2. Modern Instrumental Analysis (Rapid, Simultaneous Multi-Element Detection)

This method relies on the analysis of elemental characteristic spectral/ray responses using instruments, and is the mainstream choice for efficient detection in industrial production.

Applications of Carbon Steel Pipes

Carbon steel pipes are widely used in various fields due to their excellent performance characteristics. They possess good strength, toughness, wear resistance, and corrosion resistance, and can withstand significant pressure and impact. Simultaneously, carbon steel pipes also have good processing and welding properties, facilitating the processing and connection of various shapes.

Carbon steel pipes have wide applications in petroleum, chemical, power, and construction industries. In the petroleum and chemical industries, carbon steel pipes are used to transport various corrosive media; in the power industry, they are used to manufacture key equipment such as boilers and steam pipelines; in the construction industry, they are used to construct structural supports and piping systems.

Furthermore, carbon steel pipes can also be used to manufacture various mechanical parts and components, such as bearings, gears, and flanges.

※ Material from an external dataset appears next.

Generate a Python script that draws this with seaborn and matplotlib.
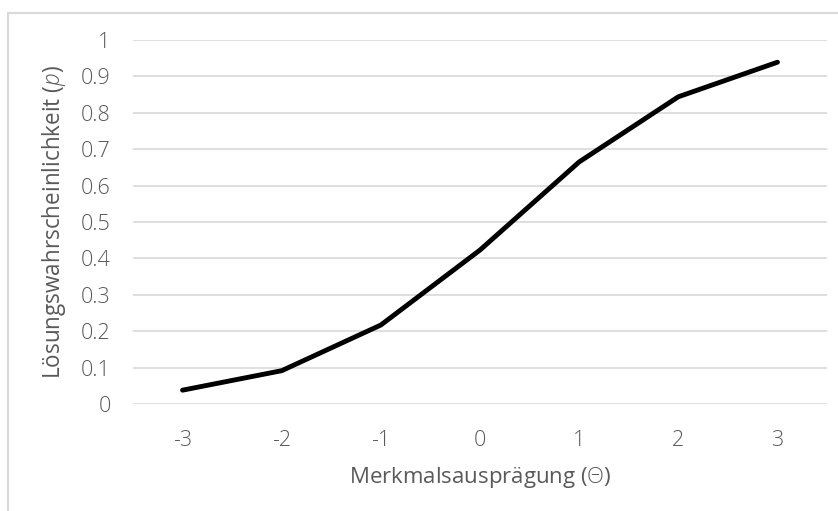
import matplotlib
matplotlib.use('Agg')
import matplotlib.pyplot as plt
from matplotlib.lines import Line2D
import seaborn as sns
import pandas as pd

# item characteristic curve
theta = [-3, -2, -1, 0, 1, 2, 3]
p_solve = [0.038, 0.0915, 0.217, 0.423, 0.665, 0.844, 0.939]
y_ticks = [0, 0.1, 0.2, 0.3, 0.4, 0.5, 0.6, 0.7, 0.8, 0.9, 1]
y_labels = ['0', '0.1', '0.2', '0.3', '0.4', '0.5', '0.6', '0.7', '0.8', '0.9', '1']

df = pd.DataFrame({'theta': theta, 'p': p_solve})

sns.set_style('white')
plt.rcParams['font.family'] = ['Open Sans', 'DejaVu Sans']
plt.rcParams['font.weight'] = 'light'
plt.rcParams['mathtext.fontset'] = 'custom'
plt.rcParams['mathtext.it'] = 'Open Sans:italic'
plt.rcParams['mathtext.rm'] = 'Open Sans'

GREY = '#595959'
GRID = '#d9d9d9'

fig = plt.figure(figsize=(8.38, 5.11), dpi=100)
ax = fig.add_axes([0.1587, 0.2094, 0.8282, 0.7123])

sns.lineplot(data=df, x='theta', y='p', color='black', linewidth=3.5, ax=ax,
             solid_capstyle='round', solid_joinstyle='round')

ax.set_xlim(-3.5, 3.5)
ax.set_ylim(0, 1)
ax.set_yticks(y_ticks)
ax.set_yticklabels(y_labels)
ax.set_xticks(theta)
ax.set_xticklabels([str(t) for t in theta])
ax.grid(axis='y', color=GRID, linewidth=1.2)
ax.set_axisbelow(True)
for s in ax.spines.values():
    s.set_visible(False)
ax.tick_params(length=0, labelsize=15.5, colors=GREY)
ax.tick_params(axis='x', pad=19)
ax.tick_params(axis='y', pad=16)

xl = ax.set_xlabel('Merkmalsausprägung ($\\mathit{Θ}$)', fontsize=15, color=GREY, va='center')
yl = ax.set_ylabel('Lösungswahrscheinlichkeit ($p$)', fontsize=15, color=GREY, va='center')
ax.xaxis.set_label_coords(0.5, -0.203)
ax.yaxis.set_label_coords(-0.114, 0.5)

# match label widths to the reference (263 px and 315 px)
fig.canvas.draw()
r = fig.canvas.get_renderer()
xl.set_fontsize(15 * 263 / xl.get_window_extent(r).width)
yl.set_fontsize(15 * 315 / yl.get_window_extent(r).height)

# chart frame (only top and left edges visible in the reference)
fig.add_artist(Line2D([0.009, 0.009], [0.0, 0.975], color=GRID, linewidth=1.5,
                      transform=fig.transFigure))
fig.add_artist(Line2D([0.009, 1.0], [0.975, 0.975], color=GRID, linewidth=1.5,
                      transform=fig.transFigure))

fig.savefig('out.png', dpi=100)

Due to their excellent performance characteristics, carbon steel pipes also play an important role in the machinery manufacturing field.

Summary

In summary, the chemical composition of carbon steel pipes has a significant impact on the steel's properties. Therefore, it is necessary to precisely control the chemical composition during the manufacturing process to ensure the quality of the final product.